Text size
On a sultry Saturday in July, a visitor in the lobby of Greenwich Village’s Walker Hotel extended an arm, rose from a settee, and languidly twirled. Another, clad in shorts and a tank top, gestured as if longing to touch the first. Six other lithe “guests” started swaying as their unsuspecting audience looked on, transfixed.
Though it appeared spontaneous, the performance was carefully planned. The hotel had commissioned a dance piece, called Together We Are, from Brendan Fernandes, the Chicago-based artist whose work has appeared in the
Guggenheim,
New York’s Museum of Modern Art, and J. Paul Getty Museum in Los Angeles. The site-specific event will benefit Visual AIDS, which supports HIV+ artists. It’s the latest in a series of cultural “activations” by the Walker Hotels brand. “Together We Are” performances will continue through the summer at the 113-room hotel on West 13th Street.
“We wanted to work with
Brendan
because he’s an amazing, world-renowned artist, and it was exciting to see his dancers use our lobby as a stage,” says Atit Jarawala, CEO of Bridgeton Holdings, which owns and operates the hotel. Bridgeton’s properties include a second Walker Hotels in Manhattan’s Tribeca neighborhood and the 96-room Marram hotel in Montauk, N.Y.
DESCRIPTION
According to Jarawala, 41, the performance honors “what Greenwich village stands for in the history of the culture” in both art and in the narrative around HIV/AIDS. “We gave Brendan a blank canvas and let him do what he wanted to do in the spaces. I didn’t want to take away from his artistic thinking,” Jariwala says.
For
Fernandes,
the performances were “ the first time I was reuniting with my dancers. We were celebrating the idea of being an entity again.” The performance also highlighted intimacy after a year “when we couldn’t gather or touch,” Fernandes says. “I asked them to be intimate with the furniture in the lobby. I wanted them to reach out as if touching each other. Touch is generosity.”
WHAT’S THE GOOD?
In honor of Fernandes’ performance, Jarawala is donating a percentage of food and beverage sales on performance weekends to Visual AIDS. “It’s about HIV awareness, and the history of Greenwich Village,” he says. Walker Hotels is planning an online auction this fall to benefit Visual AIDS.

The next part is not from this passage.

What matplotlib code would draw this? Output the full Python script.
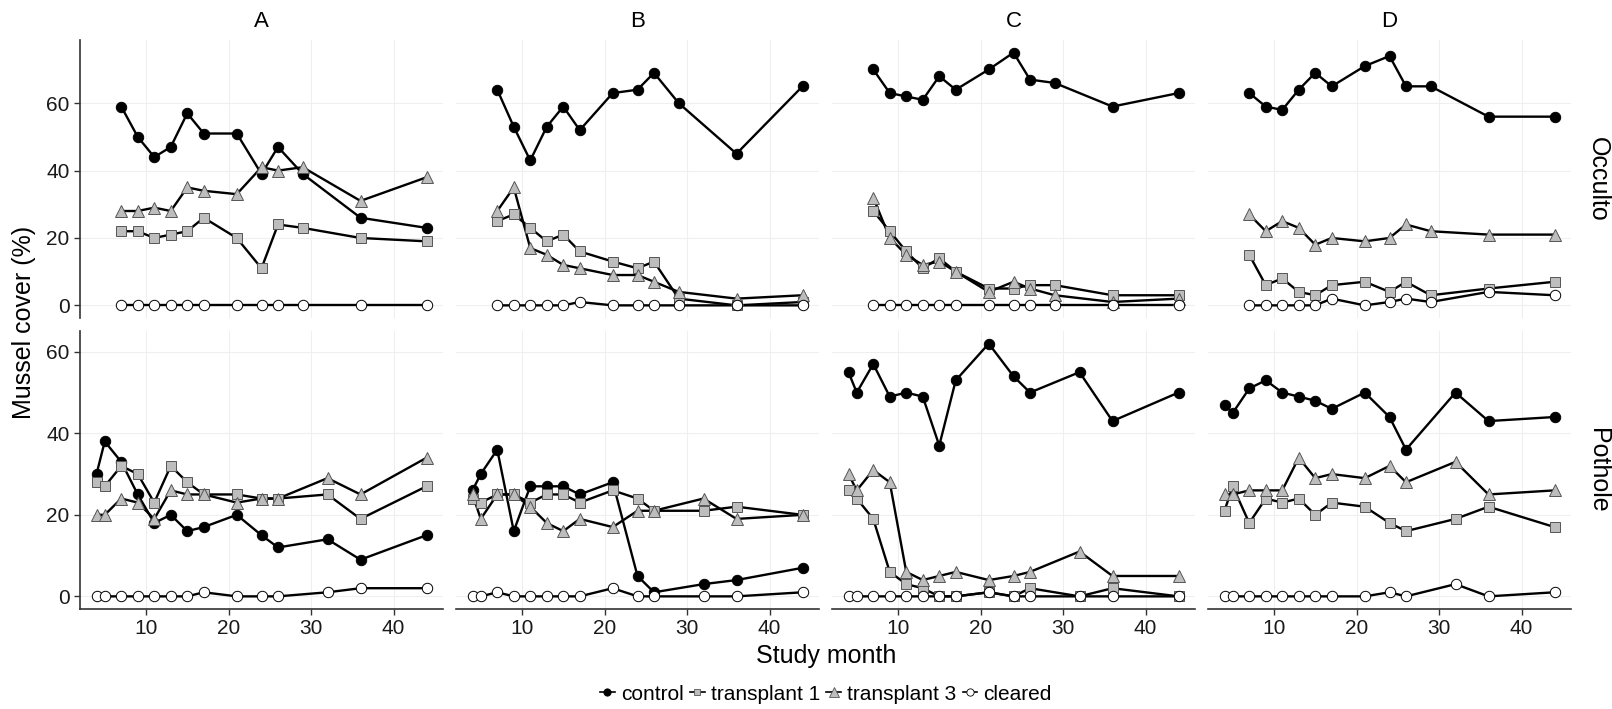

For Fernandes, “I was positing the idea of the AIDS pandemic while there’s another pandemic going on. We have two pandemics in our lifetimes.” His dancers, many connected to troupes like the American Ballet Theater and Joffrey Ballet, had not had the chance to dance since the pandemic’s outset.
In Tribeca, the Walker Hotel will dedicate its entire second floor to events and cultural happenings designed to benefit New York nonprofits, Jarawala says. “We might create a haunted house for Halloween, or turn those rooms into treatment rooms with a charitable component, or create arts programs that benefit nonprofits. The bottom line is that we’ve committed we won’t do anything else with the rooms on the second floor.”
Last year, the Walker Hotel in Tribeca launched A Mile in Their Shoes, which invited guests to “shadow” New York City locals “who play an iconic role in the city,” such as bike messengers. The goal was to “employ NYC bike messengers when business was struggling,” a spokesperson says.
The hotel also produces “Meet the Creatives,” a podcast focused on New York’s cultural scene, and participated in Earth Day Initiative’s Just Do 1 Thing program.
WHAT’S NEXT?
Jarawala launched Walker Hotels in 2017 with the Greenwich Village property. “We try to create beautiful neighborhood hotels in residential areas that are genuine to a city,” he says. “You won’t find them in midtown or office districts.”
Now that his hotels have emerged from the “very difficult decisions” of the pandemic, Jarawala has his eye on national expansion. Napa Valley, Seattle, and Vermont all may get Walker properties in the coming years. “My focus is building a brand. We’ll never be Marriott. Instead, I’m trying to open just a few Walker Hotels in distinct locations,” Jarawala says.
A focus on art will remain a Walker hallmark, he says. “We have a team that works on this. At all of our properties, we’re working with galleries to create a full art program that relates to the respective neighborhoods. In the Village, it’ll focus on musicians and artists. In Tribeca, it’ll reflect the neighborhood’s history as an arts district, and the fact that Walker street has once again become a center of the art world” with recent gallery openings, he says.